Reviewer Finds Martin Crimp's Updated Property Extra Disturbing

Dealing with Clair – at the Orange Tree Theatre, Richmond

Michael Gould and Lizzy Watts

Viewing playwright Martin Crimp's updated property proves extra disturbing given the current background of further investigations into the unsolved disappearance of young estate agent Suzy Lamplugh, says Liz Vercoe.

Roseanna Frascona and Gabriel Akuwudike

Oh the nice middle classes, with tidy, polite behaviour and renovated houses and an abhorrence of (other people's) noise and of litter. Who believed in trusting people until, in the mid-1980s, they stumbled into a lenders-fuelled property boom and discovered a few less than edifying things about themselves when tempted by rocketing prices for their bricks and mortar. Martin Crimp's 1988 play poked and prodded at a society that was losing its structural integrity as property became king.

As it is in 2018 if you own rather than rent. And so here, in a plot updated from the original by adding an extra zero to all the property prices, we meet ambitious agent Clair (Lizzy Watts), who's made her own property investment in the shape of a studio flat beside a railway noisier than Heathrow. Her clients are an educated but soulless couple Liz and Mike (Hara Yannas and Tom Mothersdale) who want to cash in on the rapidly rising prices of property in their street thanks to the recent eviction of the wrong sort of renters. With their belief that style comes in the shape of balloon sized glasses of white wine and being snide about the au pair, these are the sort of people that gave yuppies and then dinkies a bad name. Today they are just despicable. However, apart some pointers to Mike's trouser-centric attitude towards women, they are the least interesting part of this play.

Tom Mothersdale and Hara Yannas

Back in 1988 the story drew heavily on the well-known facts about the disappearance of Suzy Lamplugh just two years earlier, even a suspicious BMW was written in. Audiences at the time were very well aware that the pretty property negotiator had set off to meet a client to view a house in up-and-come Fulham and was never seen again. So the, rather unnerving, coincidental re-emergence of the case this month puts audiences in a very similar position.
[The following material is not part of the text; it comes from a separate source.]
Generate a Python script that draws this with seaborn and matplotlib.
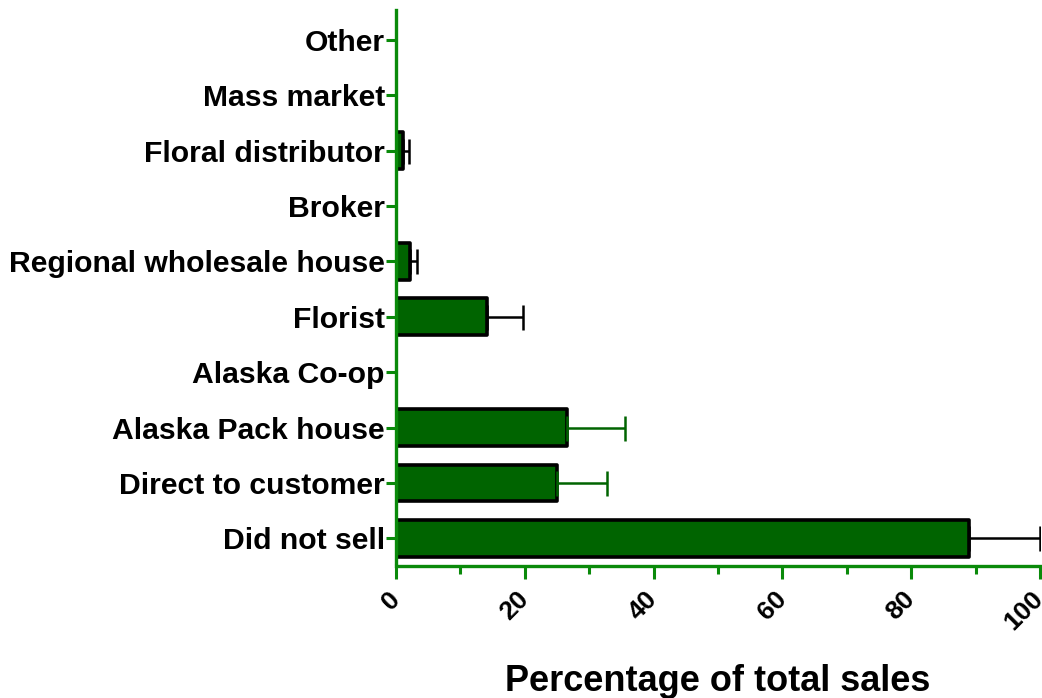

Here, when Liz and Mike's inflated asking price is met almost too fast, it gives them the idea that perhaps Clair can find them a better buyer, perhaps one willing to gazump their initial buyers. While they convince themselves it was her idea and therefore moral, she introduces a new buyer. Smooth-talking James, cash-rich and desperate-to-buy, is just the man. And from the moment he steps on stage, actor Michael Gould turns James into one of the most chilling creations the Orange Tree has let loose on its audiences. Just his description of driving off a main road into deserted, sound-absorbing pine woods of the Pyrenees makes the hairs rise on the back of your neck while still managing to sound like an advert for the French tourist board.
His exchanges are always slightly "off", but by such a tiny margin that it's totally believable that Clair doubts what she thinks she's just heard, especially with the potential of a big fat commission deafening her. Gould's performance is worth the ticket price on its own.

Which is good news as the play and production have weaknesses, and not just the Boeing 747-scaled sound effects. Feisty Clair doesn't seem really under enough pressure to complete the sale to account for her tolerance of James. The addition of a jobbing builder, an au pair and her boyfriend seem super-numerous to the plot, not even serving up a red herring or two. But mainly the play doesn't seem to know how to end. For the first 90 minutes the performance is neatly set, by designer Fly Davis, inside a mesh "box" as a way to suggest rooms, private spaces, secrets and voyeurism. Until it is all ripped down by an unleashed James...who has unbelievably failed to come to the attention of the men in white coats or the boys in blue. This moment of high drama then leaves the conclusion of the story to trail away in the grasping hands of the despicables... who still fail to say anything really meaningful.